At first instance, he was awarded a gross sum of £1.3m. This represented 50% of the share of the farming partnership business and 40% of the value of the freehold land and buildings. The defendants appealed on the basis that the remedy granted was disproportionate to the detriment suffered by the claimant and argued that the award should instead be calculated based on their son's contribution to the value of the farm, or alternatively his loss of opportunity. The Court of Appeal disagreed, holding that it was appropriate to order a remedy by reference to the claimant’s expectations. That judgment gave rise to the present appeal to the Supreme Court.
Proprietary estoppel – what is it and how does it work?
Proprietary estoppel is an equitable remedy, which arises where a person gives a promise or assurance to another person that they will have or will be given an interest in property and that other person relies on the promise or assurance to their detriment.
The typical example in a farming context is where a child works on the family farm during his life, often working long hours for meagre pay (if any) because their parents told them that the farm will pass to the child on the death of the parents. These cases are often family affairs, due to the lack of documentation, and uncertainty around promises made.
One of the key problems with proprietary estoppel claims, is that the courts have struggled to consistently to determine the outcome to which a claimant in such a claim should be entitled. Is the outcome:
- the satisfaction of the promises or assurances made (even where this can lead to circumstances in which the beneficiary receives more than initially anticipated) or, in other words "expectation fulfilment'; or
- to provide the "minimum equity" to satisfy the detriment suffered by the claimant (even where this may be inadequate) or, in other words, "detriment compensation".
The uncertain nature of proprietary estoppel claims has doubtless lead to a disproportionate number of cases being brought to trial (often at considerable expense and time investment to the parties involved).
Supreme Court judgment
In his 3:2 majority decision, Lord Briggs states that neither expectation fulfilment nor detriment compensation is the aim of the remedy of proprietary estoppel. In essence, a balancing act is required that involves considerations of practicality, justice, and fairness between the parties.
That being the case, the Supreme Court substituted a different remedy to the Court of Appeal, which comprised alternate remedies of either putting the farm in trust or paying a sum of money now to the claimant.
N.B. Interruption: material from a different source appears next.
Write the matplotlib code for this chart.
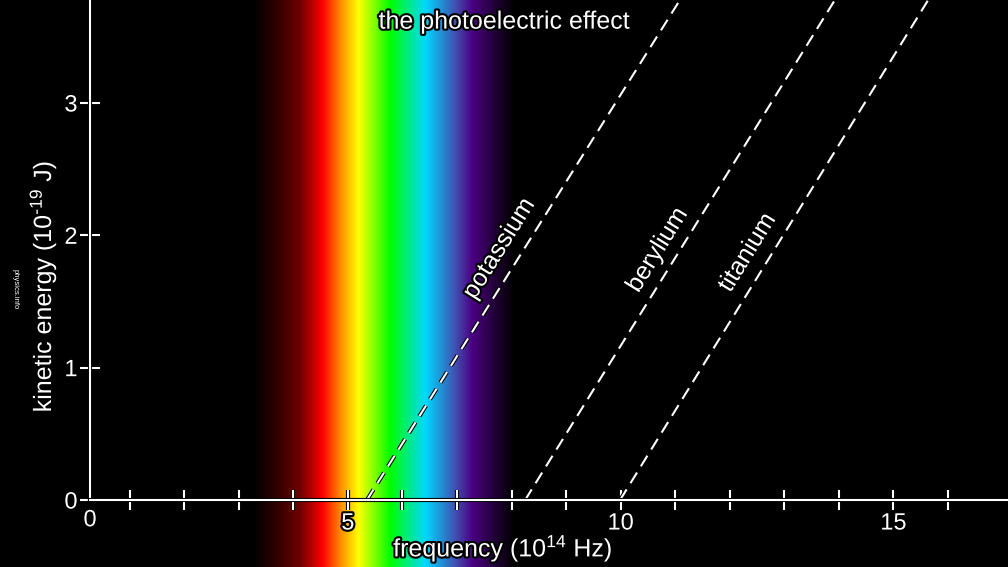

The court was of the view that where the benefiting party is to receive an early receipt (i.e. in this case a payment to the claimant in lieu of an interest in the farm and business in advance of the death of his father), it must build in an appropriate discount to reflect this.
Lord Leggatt, dissenting, advocated for a less holistic approach. His view (one of two dissenting judgments) is that the court may either compel performance of the promise (where the conditions of that promise have been met), or, where it has not been met, award the minimum compensation necessary to properly compensate the claimant for the detriment suffered.
The fact two dissenting judgments, each with different reasoning, were given means that debate regarding the aim of proprietary estoppel is unlikely to go away any time soon. The fact specific nature of such cases also gives rise to difficulties in terms of the applicability of the principles derived from one case to another. All this is likely to mean that further cases are likely to come before the courts again in the not distant future.
That being the case, if there is an opportunity for those in similar circumstances (whether in an agricultural, commercial or context), to document matters now then this should be seized promptly in order to avoid the time, effort and cost of a potential proprietary estoppel claim down the line.